__TASK STATEMENT__
Retype each line exactly. Skip images.

__STORED DATA__
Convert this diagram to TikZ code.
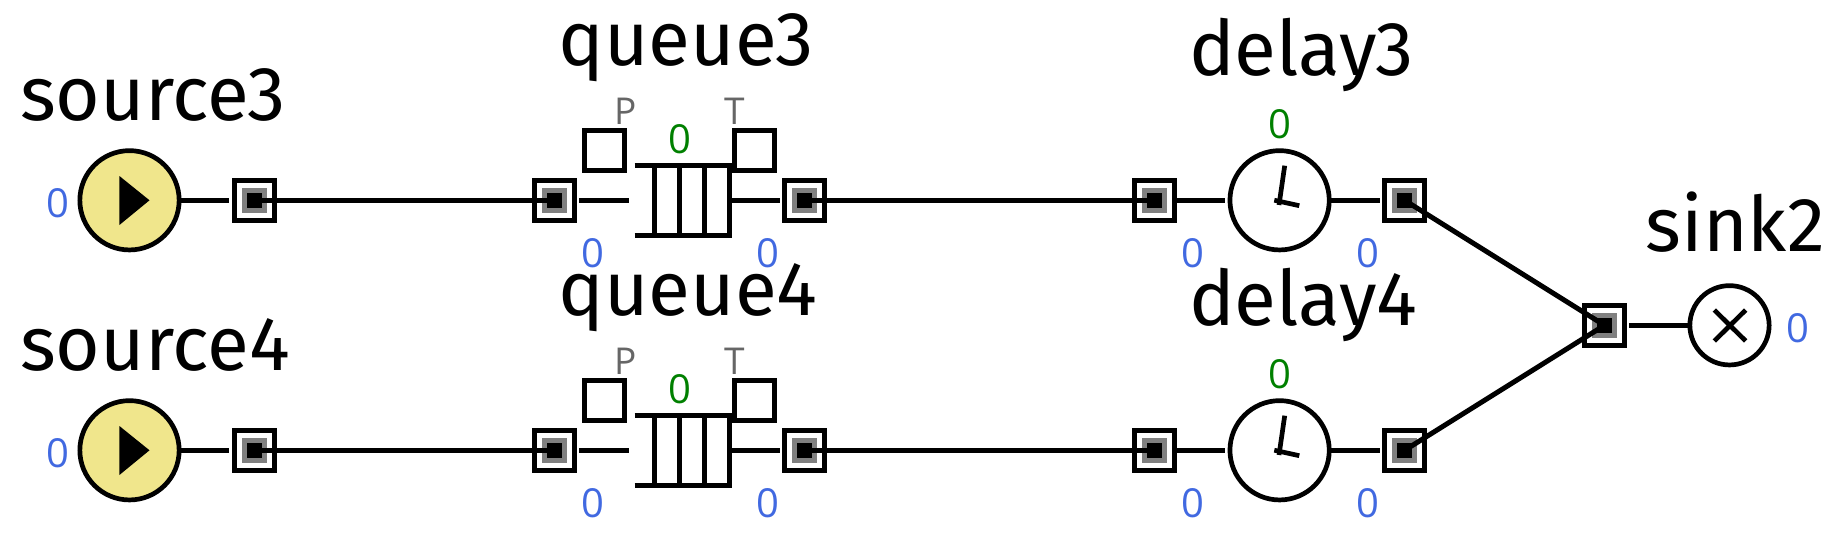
\documentclass[tikz,border=0pt]{standalone}
\usepackage{fontspec}
\setmainfont{Fira Sans}
\newfontfamily\cntfont{Open Sans}
\usetikzlibrary{calc}
\definecolor{srcfill}{HTML}{F0E68C}
\definecolor{cntblue}{HTML}{4169E1}
\definecolor{cntgreen}{HTML}{008000}
\definecolor{tagray}{HTML}{666666}
\tikzset{
  wire/.style={line width=5pt,line cap=butt},
  stubout/.style={wire,shorten >=2.5pt,shorten <=-1pt},
  portbox/.style={draw=black,fill=white,line width=4.7pt,minimum size=40pt,inner sep=0pt,rectangle},
  portgray/.style={fill=black!50,minimum size=25pt,inner sep=0pt,outer sep=0pt,rectangle},
  portcore/.style={fill=black,minimum size=15pt,inner sep=0pt,outer sep=0pt,rectangle},
  tagbox/.style={draw=black,line width=4.7pt,minimum size=40pt,inner sep=0pt,rectangle},
  bigcirc/.style={draw=black,line width=4.7pt,circle,minimum size=99.3pt,inner sep=0pt},
  sinkcirc/.style={draw=black,line width=4.7pt,circle,minimum size=79.3pt,inner sep=0pt},
  title/.style={font=\fontsize{76.5pt}{76.5pt}\selectfont,anchor=base west,inner sep=0pt,text=black},
  blue0/.style={font=\cntfont\fontsize{40pt}{40pt}\selectfont,anchor=base,inner sep=0pt,text=cntblue},
  green0/.style={font=\cntfont\fontsize{40pt}{40pt}\selectfont,anchor=base,inner sep=0pt,text=cntgreen},
  taglabel/.style={font=\cntfont\fontsize{37pt}{37pt}\selectfont,anchor=base,inner sep=0pt,text=tagray},
}
\newcommand{\portat}[2]{%
  \node[portbox] (#1) at (#2) {};
  \node[portgray] (#1g) at (#1.center) {};
  \node[portcore] (#1k) at (#1.center) {};
}
\newcommand{\netrow}[2]{%
\begin{scope}[shift={(0,#2)}]
  % source
  \node[title] (tsrc#1) at (20,120.7) {source#1};
  \node[bigcirc,fill=srcfill] (src#1) at (129.5,200.3) {};
  \fill (119.4,176) -- (149.5,200.3) -- (119.4,225) -- cycle;
  \node[blue0] (nsrc#1) at (57.8,217.9) {0};
  \portat{pa#1}{254.3,200.3}
  \portat{pb#1}{554.3,200.3}
  \draw[stubout] (src#1) -- (pa#1);
  \draw[wire] (pa#1.center) -- (pb#1.center);
  % queue
  \node[title] (tq#1) at (558.5,65.3) {queue#1};
  \node[tagbox] (boxp#1) at (604.7,150.5) {};
  \node[tagbox] (boxt#1) at (754.7,150.5) {};
  \node[taglabel] (lp#1) at (625.5,124) {P};
  \node[taglabel] (lt#1) at (734.5,124) {T};
  \node[green0] (nq#1) at (680,153.6) {0};
  \node[blue0] (nqa#1) at (593,267.9) {0};
  \node[blue0] (nqb#1) at (767.5,267.9) {0};
  \coordinate (qin#1) at (629.3,200.3);
  \coordinate (qout#1) at (731,200.3);
  \draw[wire] (634.7,165.5) -- (731.9,165.5);
  \draw[wire] (634.7,235.5) -- (731.9,235.5);
  \foreach \qx in {654.3,679.7,704.7,729.6} \draw[wire] (\qx,163) -- (\qx,238);
  \portat{pc#1}{804.5,200.3}
  \portat{pd#1}{1154.6,200.3}
  \draw[wire,shorten <=2.5pt] (pb#1) -- (qin#1);
  \draw[stubout,shorten <=0pt] (qout#1) -- (pc#1);
  \draw[wire] (pc#1.center) -- (pd#1.center);
  % delay
  \node[title] (td#1) at (1189,75) {delay#1};
  \node[bigcirc] (del#1) at (1279.6,200.3) {};
  \draw[line width=4.7pt] (1279,205) -- (1284.7,165.7);
  \draw[line width=4.7pt] (1274.3,200.2) -- (1299.3,205.7);
  \node[green0] (nd#1) at (1279.6,138) {0};
  \node[blue0] (nda#1) at (1192.5,267.9) {0};
  \node[blue0] (ndb#1) at (1367.5,267.9) {0};
  \portat{pe#1}{1404.6,200.3}
  \draw[stubout] (pd#1) -- (del#1);
  \draw[wire,shorten >=-1pt,shorten <=2.5pt] (pe#1) -- (del#1);
\end{scope}}
\begin{document}
\begin{tikzpicture}[x=1pt,y=-1pt]
  \useasboundingbox (0,0) rectangle (1829,543);
  \fill[white] (0,0) rectangle (1829,543);
  \netrow{3}{0}
  \netrow{4}{250}
  % sink
  \node[title] (tsink) at (1645.5,251) {sink2};
  \node[sinkcirc] (sink) at (1729.5,325.3) {};
  \draw[line width=4.7pt] (1714.3,310) -- (1745.7,341);
  \draw[line width=4.7pt] (1745.7,310) -- (1714.3,341);
  \node[blue0] (nsink) at (1797.5,342.9) {0};
  \portat{pf}{1604.5,325.3}
  \draw[wire,shorten <=2.5pt,shorten >=-1pt] (pf) -- (sink);
  \draw[wire] (pe3.center) -- (pf.center);
  \draw[wire] (pe4.center) -- (pf.center);
\end{tikzpicture}
\end{document}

__PROBLEM SOLUTION__
Convert this diagram to TikZ code.
\documentclass[tikz,border=0pt]{standalone}
\usepackage{fontspec}
\setmainfont{Fira Sans}
\newfontfamily\cntfont{Open Sans}
\usetikzlibrary{calc}
\definecolor{srcfill}{HTML}{F0E68C}
\definecolor{cntblue}{HTML}{4169E1}
\definecolor{cntgreen}{HTML}{008000}
\definecolor{tagray}{HTML}{666666}
\tikzset{
  wire/.style={line width=5pt,line cap=butt},
  stubout/.style={wire,shorten >=2.5pt,shorten <=-1pt},
  portbox/.style={draw=black,fill=white,line width=4.7pt,minimum size=40pt,inner sep=0pt,rectangle},
  portgray/.style={fill=black!50,minimum size=25pt,inner sep=0pt,outer sep=0pt,rectangle},
  portcore/.style={fill=black,minimum size=15pt,inner sep=0pt,outer sep=0pt,rectangle},
  tagbox/.style={draw=black,line width=4.7pt,minimum size=40pt,inner sep=0pt,rectangle},
  bigcirc/.style={draw=black,line width=4.7pt,circle,minimum size=99.3pt,inner sep=0pt},
  sinkcirc/.style={draw=black,line width=4.7pt,circle,minimum size=79.3pt,inner sep=0pt},
  title/.style={font=\fontsize{76.5pt}{76.5pt}\selectfont,anchor=base west,inner sep=0pt,text=black},
  blue0/.style={font=\cntfont\fontsize{40pt}{40pt}\selectfont,anchor=base,inner sep=0pt,text=cntblue},
  green0/.style={font=\cntfont\fontsize{40pt}{40pt}\selectfont,anchor=base,inner sep=0pt,text=cntgreen},
  taglabel/.style={font=\cntfont\fontsize{37pt}{37pt}\selectfont,anchor=base,inner sep=0pt,text=tagray},
}
\newcommand{\portat}[2]{%
  \node[portbox] (#1) at (#2) {};
  \node[portgray] (#1g) at (#1.center) {};
  \node[portcore] (#1k) at (#1.center) {};
}
\newcommand{\netrow}[2]{%
\begin{scope}[shift={(0,#2)}]
  % source
  \node[title] (tsrc#1) at (20,120.7) {source#1};
  \node[bigcirc,fill=srcfill] (src#1) at (129.5,200.3) {};
  \fill (119.4,176) -- (149.5,200.3) -- (119.4,225) -- cycle;
  \node[blue0] (nsrc#1) at (57.8,217.9) {0};
  \portat{pa#1}{254.3,200.3}
  \portat{pb#1}{554.3,200.3}
  \draw[stubout] (src#1) -- (pa#1);
  \draw[wire] (pa#1.center) -- (pb#1.center);
  % queue
  \node[title] (tq#1) at (558.5,65.3) {queue#1};
  \node[tagbox] (boxp#1) at (604.7,150.5) {};
  \node[tagbox] (boxt#1) at (754.7,150.5) {};
  \node[taglabel] (lp#1) at (625.5,124) {P};
  \node[taglabel] (lt#1) at (734.5,124) {T};
  \node[green0] (nq#1) at (680,153.6) {0};
  \node[blue0] (nqa#1) at (593,267.9) {0};
  \node[blue0] (nqb#1) at (767.5,267.9) {0};
  \coordinate (qin#1) at (629.3,200.3);
  \coordinate (qout#1) at (731,200.3);
  \draw[wire] (634.7,165.5) -- (731.9,165.5);
  \draw[wire] (634.7,235.5) -- (731.9,235.5);
  \foreach \qx in {654.3,679.7,704.7,729.6} \draw[wire] (\qx,163) -- (\qx,238);
  \portat{pc#1}{804.5,200.3}
  \portat{pd#1}{1154.6,200.3}
  \draw[wire,shorten <=2.5pt] (pb#1) -- (qin#1);
  \draw[stubout,shorten <=0pt] (qout#1) -- (pc#1);
  \draw[wire] (pc#1.center) -- (pd#1.center);
  % delay
  \node[title] (td#1) at (1189,75) {delay#1};
  \node[bigcirc] (del#1) at (1279.6,200.3) {};
  \draw[line width=4.7pt] (1279,205) -- (1284.7,165.7);
  \draw[line width=4.7pt] (1274.3,200.2) -- (1299.3,205.7);
  \node[green0] (nd#1) at (1279.6,138) {0};
  \node[blue0] (nda#1) at (1192.5,267.9) {0};
  \node[blue0] (ndb#1) at (1367.5,267.9) {0};
  \portat{pe#1}{1404.6,200.3}
  \draw[stubout] (pd#1) -- (del#1);
  \draw[wire,shorten >=-1pt,shorten <=2.5pt] (pe#1) -- (del#1);
\end{scope}}
\begin{document}
\begin{tikzpicture}[x=1pt,y=-1pt]
  \useasboundingbox (0,0) rectangle (1829,543);
  \fill[white] (0,0) rectangle (1829,543);
  \netrow{3}{0}
  \netrow{4}{250}
  % sink
  \node[title] (tsink) at (1645.5,251) {sink2};
  \node[sinkcirc] (sink) at (1729.5,325.3) {};
  \draw[line width=4.7pt] (1714.3,310) -- (1745.7,341);
  \draw[line width=4.7pt] (1745.7,310) -- (1714.3,341);
  \node[blue0] (nsink) at (1797.5,342.9) {0};
  \portat{pf}{1604.5,325.3}
  \draw[wire,shorten <=2.5pt,shorten >=-1pt] (pf) -- (sink);
  \draw[wire] (pe3.center) -- (pf.center);
  \draw[wire] (pe4.center) -- (pf.center);
\end{tikzpicture}
\end{document}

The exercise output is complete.